Your task =
Your task is to retype the lines from the opening of the material through the line that includes "minimum width=183pt, minimum". Do not copy the pictures.

Raw data =
***

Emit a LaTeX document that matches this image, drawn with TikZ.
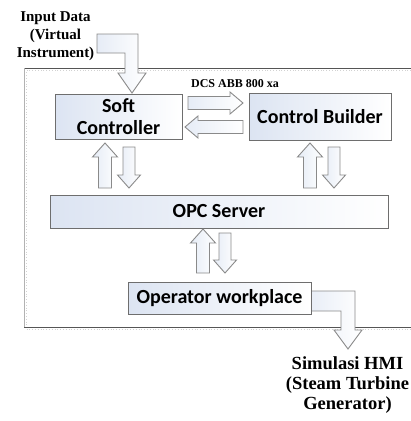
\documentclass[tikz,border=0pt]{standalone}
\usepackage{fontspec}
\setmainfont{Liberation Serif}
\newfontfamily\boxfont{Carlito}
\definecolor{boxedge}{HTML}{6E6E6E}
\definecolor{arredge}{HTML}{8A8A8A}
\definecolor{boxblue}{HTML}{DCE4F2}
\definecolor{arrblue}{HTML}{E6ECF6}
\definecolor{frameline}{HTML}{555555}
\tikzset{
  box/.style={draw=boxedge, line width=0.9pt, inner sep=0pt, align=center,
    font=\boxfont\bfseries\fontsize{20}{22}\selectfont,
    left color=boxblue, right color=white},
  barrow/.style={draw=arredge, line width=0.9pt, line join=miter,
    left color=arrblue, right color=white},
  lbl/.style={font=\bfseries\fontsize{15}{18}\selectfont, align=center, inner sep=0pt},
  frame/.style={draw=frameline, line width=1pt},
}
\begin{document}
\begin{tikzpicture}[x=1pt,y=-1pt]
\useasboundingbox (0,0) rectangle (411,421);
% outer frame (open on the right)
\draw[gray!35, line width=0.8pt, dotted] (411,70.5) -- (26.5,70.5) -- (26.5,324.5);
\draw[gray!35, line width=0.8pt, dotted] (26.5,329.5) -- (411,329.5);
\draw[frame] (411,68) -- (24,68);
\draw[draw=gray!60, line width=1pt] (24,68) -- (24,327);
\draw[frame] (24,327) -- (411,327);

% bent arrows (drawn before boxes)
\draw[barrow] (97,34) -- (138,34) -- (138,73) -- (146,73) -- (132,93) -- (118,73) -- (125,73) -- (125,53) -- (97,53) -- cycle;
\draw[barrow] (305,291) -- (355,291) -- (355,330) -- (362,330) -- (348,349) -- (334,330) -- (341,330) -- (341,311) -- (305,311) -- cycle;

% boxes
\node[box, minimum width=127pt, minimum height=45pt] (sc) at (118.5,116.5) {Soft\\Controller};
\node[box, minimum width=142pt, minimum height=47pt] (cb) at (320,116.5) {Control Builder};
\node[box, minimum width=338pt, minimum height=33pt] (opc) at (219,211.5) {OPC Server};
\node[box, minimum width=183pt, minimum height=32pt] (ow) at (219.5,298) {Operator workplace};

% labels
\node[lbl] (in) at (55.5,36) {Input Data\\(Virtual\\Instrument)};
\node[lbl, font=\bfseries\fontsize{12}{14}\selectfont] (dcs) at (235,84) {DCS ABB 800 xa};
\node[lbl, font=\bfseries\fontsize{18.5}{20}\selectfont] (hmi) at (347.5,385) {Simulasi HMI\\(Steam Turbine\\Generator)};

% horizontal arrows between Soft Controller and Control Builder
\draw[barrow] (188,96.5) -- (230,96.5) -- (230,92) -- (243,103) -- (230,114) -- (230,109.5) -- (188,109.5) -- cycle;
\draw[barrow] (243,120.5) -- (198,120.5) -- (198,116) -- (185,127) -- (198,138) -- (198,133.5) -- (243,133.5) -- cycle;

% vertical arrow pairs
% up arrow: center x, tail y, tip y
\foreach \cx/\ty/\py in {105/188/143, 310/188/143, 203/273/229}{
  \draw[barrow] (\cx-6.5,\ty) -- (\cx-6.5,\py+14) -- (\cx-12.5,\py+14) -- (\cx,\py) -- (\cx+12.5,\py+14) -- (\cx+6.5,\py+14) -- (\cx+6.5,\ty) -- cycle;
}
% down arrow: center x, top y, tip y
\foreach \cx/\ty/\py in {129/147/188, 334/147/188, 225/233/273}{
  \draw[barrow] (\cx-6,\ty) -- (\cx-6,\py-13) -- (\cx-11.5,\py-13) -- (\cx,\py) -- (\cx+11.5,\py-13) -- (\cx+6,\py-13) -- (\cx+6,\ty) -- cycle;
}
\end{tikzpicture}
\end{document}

***

Written answer =
Emit a LaTeX document that matches this image, drawn with TikZ.
\documentclass[tikz,border=0pt]{standalone}
\usepackage{fontspec}
\setmainfont{Liberation Serif}
\newfontfamily\boxfont{Carlito}
\definecolor{boxedge}{HTML}{6E6E6E}
\definecolor{arredge}{HTML}{8A8A8A}
\definecolor{boxblue}{HTML}{DCE4F2}
\definecolor{arrblue}{HTML}{E6ECF6}
\definecolor{frameline}{HTML}{555555}
\tikzset{
  box/.style={draw=boxedge, line width=0.9pt, inner sep=0pt, align=center,
    font=\boxfont\bfseries\fontsize{20}{22}\selectfont,
    left color=boxblue, right color=white},
  barrow/.style={draw=arredge, line width=0.9pt, line join=miter,
    left color=arrblue, right color=white},
  lbl/.style={font=\bfseries\fontsize{15}{18}\selectfont, align=center, inner sep=0pt},
  frame/.style={draw=frameline, line width=1pt},
}
\begin{document}
\begin{tikzpicture}[x=1pt,y=-1pt]
\useasboundingbox (0,0) rectangle (411,421);
% outer frame (open on the right)
\draw[gray!35, line width=0.8pt, dotted] (411,70.5) -- (26.5,70.5) -- (26.5,324.5);
\draw[gray!35, line width=0.8pt, dotted] (26.5,329.5) -- (411,329.5);
\draw[frame] (411,68) -- (24,68);
\draw[draw=gray!60, line width=1pt] (24,68) -- (24,327);
\draw[frame] (24,327) -- (411,327);

% bent arrows (drawn before boxes)
\draw[barrow] (97,34) -- (138,34) -- (138,73) -- (146,73) -- (132,93) -- (118,73) -- (125,73) -- (125,53) -- (97,53) -- cycle;
\draw[barrow] (305,291) -- (355,291) -- (355,330) -- (362,330) -- (348,349) -- (334,330) -- (341,330) -- (341,311) -- (305,311) -- cycle;

% boxes
\node[box, minimum width=127pt, minimum height=45pt] (sc) at (118.5,116.5) {Soft\\Controller};
\node[box, minimum width=142pt, minimum height=47pt] (cb) at (320,116.5) {Control Builder};
\node[box, minimum width=338pt, minimum height=33pt] (opc) at (219,211.5) {OPC Server};
\node[box, minimum width=183pt, minimum height=32pt] (ow) at (219.5,298) {Operator workplace};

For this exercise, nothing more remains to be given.